We should recognize that not everything they said was wrong and at the same time not everything we did was right. It was difficult to get to these things because of the unique situation of the times and the nature of the struggle in which we fought.

As is well known, since the Convention, we always maintained an open door policy to those who decided to not remain in the Party. Today we should restate and renew that policy. We should also add to it that the time has come for healing. This is long overdue.

You should know that some have expressed an interest in rejoining the Party. I think we should welcome them back.

The time has come for healing. We remember that what we fought for was sound. We won the existence of our Party, its Communist character, its Marxist-Leninist outlook, our working-class line. Because of that fight we are able to stand here today, strong, united, proud, our principles intact. And with that strength and unity and pride, we are able to say the time has come for healing.

Those were difficult days back then, many lost their footing, whole parties dissolved, folks lost their way. Some are just now getting their legs. Some stayed away for subjective reasons that time and events have washed away.

We should extend a hand to all of them.

I say this not as a distant observer of those events, but as an active participant for the very heart of that fight, and I'ts because of that, because I know what that struggle meant, that I can say, the wound must be closed, the scars smoothed away

I know what the factional struggle meant.

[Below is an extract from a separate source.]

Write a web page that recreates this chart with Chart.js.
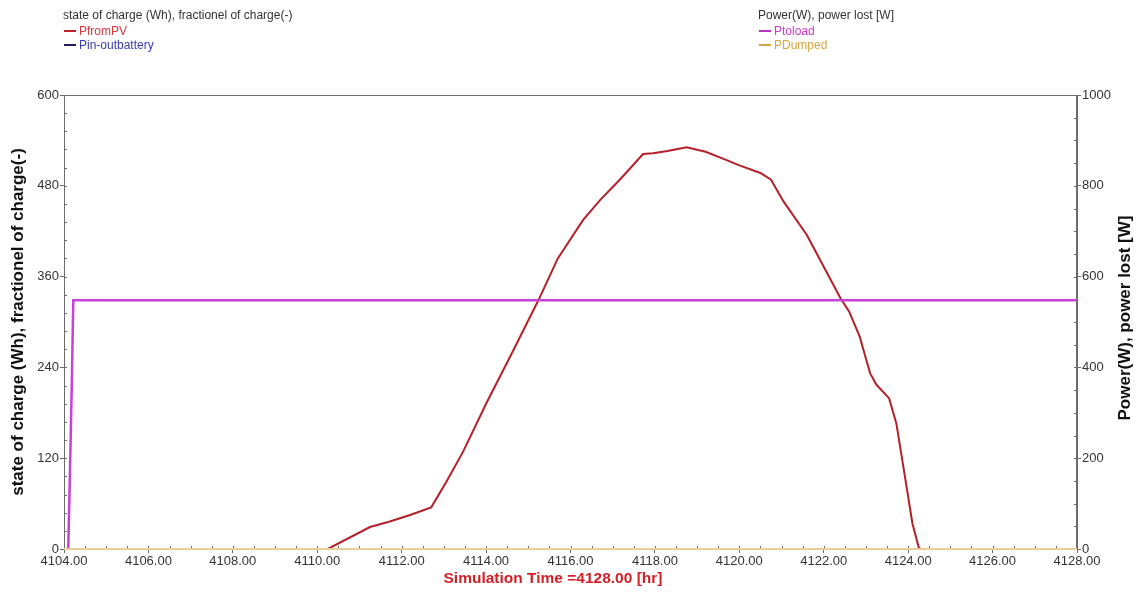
<!DOCTYPE html>
<html>
<head>
<meta charset="utf-8">
<script src="https://cdn.jsdelivr.net/npm/chart.js@4.4.1/dist/chart.umd.min.js"></script>
<style>
  body { margin: 0; background: #fff; font-family: "Liberation Sans", Arial, sans-serif; }
  .wrap { position: relative; width: 1137px; height: 592px; }
  canvas { position: absolute; left: 0; top: 0; }
  .legend { position: absolute; top: 8px; font-size: 12px; line-height: 14px; color: #333; }
  .legend .head { margin-bottom: 2px; }
  .legend .dash { display: inline-block; width: 12px; height: 2px; vertical-align: middle; margin: 0 3px 2px 1px; }
</style>
</head>
<body>
<div class="wrap">
  <canvas id="chart" width="1137" height="592"></canvas>

  <!-- left legend block -->
  <div class="legend" style="left:63px">
    <div class="head">state of charge (Wh), fractionel of charge(-)</div>
    <div style="color:#d8393c"><span class="dash" style="background:#c0202a"></span>PfromPV</div>
    <div style="color:#3b3bab"><span class="dash" style="background:#1c1c66"></span>Pin-outbattery</div>
  </div>

  <!-- right legend block -->
  <div class="legend" style="left:758px">
    <div class="head">Power(W), power lost [W]</div>
    <div style="color:#cc3ccc"><span class="dash" style="background:#b533c4"></span>Ptoload</div>
    <div style="color:#d9a443"><span class="dash" style="background:#d4a447"></span>PDumped</div>
  </div>
</div>

<script>
// ---------------- Data ----------------
// PfromPV (left axis)
const pvHours = [4104.0, 4110.25, 4111.25, 4111.7, 4112.2, 4112.7, 4113.05, 4113.45, 4114.0,
  4114.65, 4115.25, 4115.7, 4116.3, 4116.7, 4117.2, 4117.72, 4117.95, 4118.3, 4118.75,
  4119.2, 4119.7, 4120.0, 4120.5, 4120.75, 4121.05, 4121.6, 4122.0, 4122.4, 4122.6,
  4122.85, 4123.1, 4123.25, 4123.55, 4123.72, 4123.9, 4124.1, 4124.25, 4124.3, 4128.0];
const pvValues = [0, 0, 29, 36, 45, 55, 88, 128, 192,
  263, 330, 384, 435, 461, 490, 522, 523, 526, 531,
  525, 514, 507, 497, 488, 459, 415, 373, 331, 314,
  281, 232, 217, 199, 166, 104, 34, 2, 0, 0];

// Pin-outbattery (left axis) - stays at zero
const batteryHours = [4104, 4128];
const batteryValues = [0, 0];

// Ptoload (right axis, W)
const loadHours = [4104.1, 4104.13, 4104.16, 4104.19, 4104.22, 4128];
const loadValues = [0, 120, 250, 390, 548, 548];

// PDumped (right axis, W) - stays at zero
const dumpedHours = [4104, 4128];
const dumpedValues = [0, 0];

// Axis ranges / ticks
const xRange = [4104, 4128];
const xStep = 2;
const leftRange = [0, 600];
const leftStep = 120;
const rightRange = [0, 1000];
const rightStep = 200;

const toPoints = (xs, ys) => xs.map((x, i) => ({ x, y: ys[i] }));

const AXIS_COLOR = "#6b6b6b";
const TICK_FONT = { family: "'Liberation Sans', Arial, sans-serif", size: 13 };
const TITLE_FONT = { family: "'Liberation Sans', Arial, sans-serif", size: 17, weight: "bold" };

// ---------------- Frame, minor ticks, extra titles ----------------
const framePlugin = {
  id: "frame",
  beforeDatasetsDraw(chart) {
    const { ctx, chartArea: a, scales } = chart;
    ctx.save();
    ctx.strokeStyle = AXIS_COLOR;
    ctx.lineWidth = 1;
    ctx.strokeRect(a.left + 0.5, a.top + 0.5, a.right - a.left - 1, a.bottom - a.top);

    // minor ticks inside the plot
    ctx.beginPath();
    for (let v = leftRange[0]; v <= leftRange[1]; v += 24) {
      const y = Math.round(scales.y.getPixelForValue(v)) + 0.5;
      ctx.moveTo(a.left, y); ctx.lineTo(a.left + 3, y);
    }
    for (let v = rightRange[0]; v <= rightRange[1]; v += 50) {
      const y = Math.round(scales.y1.getPixelForValue(v)) + 0.5;
      ctx.moveTo(a.right, y); ctx.lineTo(a.right - 3, y);
    }
    for (let v = xRange[0]; v <= xRange[1]; v += 0.5) {
      const x = Math.round(scales.x.getPixelForValue(v)) + 0.5;
      ctx.moveTo(x, a.bottom); ctx.lineTo(x, a.bottom - 3);
    }
    ctx.stroke();
    ctx.restore();
  },
  afterDraw(chart) {
    const { ctx } = chart;
    // right axis title, reading bottom to top
    ctx.save();
    ctx.font = "bold 17px 'Liberation Sans', Arial, sans-serif";
    ctx.textAlign = "center";
    ctx.textBaseline = "middle";
    ctx.fillStyle = "#111";
    ctx.translate(1125, 318);
    ctx.rotate(-Math.PI / 2);
    ctx.fillText("Power(W), power lost [W]", 0, 0);
    ctx.restore();

    // x axis title
    ctx.save();
    ctx.font = "bold 15.5px 'Liberation Sans', Arial, sans-serif";
    ctx.textAlign = "center";
    ctx.textBaseline = "middle";
    ctx.fillStyle = "#d21f26";
    ctx.fillText("Simulation Time =4128.00 [hr]", 553, 579);
    ctx.restore();
  },
};

// ---------------- Chart ----------------
new Chart(document.getElementById("chart"), {
  type: "line",
  data: {
    datasets: [
      {
        label: "Pin-outbattery",
        data: toPoints(batteryHours, batteryValues),
        yAxisID: "y",
        borderColor: "#1c1c66",
        borderWidth: 2,
        order: 4,
      },
      {
        label: "PfromPV",
        data: toPoints(pvHours, pvValues),
        yAxisID: "y",
        borderColor: "#b4202a",
        borderWidth: 2,
        order: 3,
      },
      {
        label: "Ptoload",
        data: toPoints(loadHours, loadValues),
        yAxisID: "y1",
        borderColor: "#c442d6",
        borderWidth: 2.5,
        order: 2,
      },
      {
        label: "PDumped",
        data: toPoints(dumpedHours, dumpedValues),
        yAxisID: "y1",
        borderColor: "#e8cf98",
        borderWidth: 2,
        order: 1,
      },
    ],
  },
  options: {
    responsive: false,
    animation: false,
    devicePixelRatio: 1,
    clip: 4,
    elements: { point: { radius: 0 }, line: { tension: 0 } },
    layout: { padding: { top: 95, left: 0, right: 0, bottom: 0 } },
    plugins: { legend: { display: false }, tooltip: { enabled: false } },
    scales: {
      x: {
        type: "linear",
        min: xRange[0],
        max: xRange[1],
        afterFit: (s) => { s.height = 43; },
        ticks: {
          stepSize: xStep,
          color: "#333",
          font: TICK_FONT,
          padding: 1,
          maxRotation: 0,
          callback: (v) => Number(v).toFixed(2),
        },
        grid: { drawOnChartArea: false, tickLength: 4, color: AXIS_COLOR },
        border: { color: AXIS_COLOR },
      },
      y: {
        position: "left",
        min: leftRange[0],
        max: leftRange[1],
        afterFit: (s) => { s.width = 64; },
        ticks: { stepSize: leftStep, color: "#333", font: TICK_FONT, padding: 1 },
        grid: { drawOnChartArea: false, tickLength: 4, color: AXIS_COLOR },
        border: { color: AXIS_COLOR },
        title: {
          display: true,
          text: "state of charge (Wh), fractionel of charge(-)",
          color: "#111",
          font: TITLE_FONT,
          padding: { top: 8, bottom: 0 },
        },
      },
      y1: {
        position: "right",
        min: rightRange[0],
        max: rightRange[1],
        afterFit: (s) => { s.width = 60; },
        ticks: {
          stepSize: rightStep,
          color: "#333",
          font: TICK_FONT,
          padding: 1,
          callback: (v) => String(v),
        },
        grid: { drawOnChartArea: false, tickLength: 4, color: AXIS_COLOR },
        border: { color: AXIS_COLOR },
      },
    },
  },
  plugins: [framePlugin],
});
</script>
</body>
</html>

I know what we gained. I also know what we lost.

On this subject I think it is important to be objective and act in the best interest of the Party and the working-class movement. In this regard, unity is what is in our collective best interests. We open our doors to those who agree with our program, principles and ideology. We work in coalition with others who don't. We fight for left unity, left-center coalitions, broader all-peoples coalitions to defeat the ultra right. We build the coalition of tomorrow today, taking care of (to paraphrase Marx) the movement of the future in the movement of the present.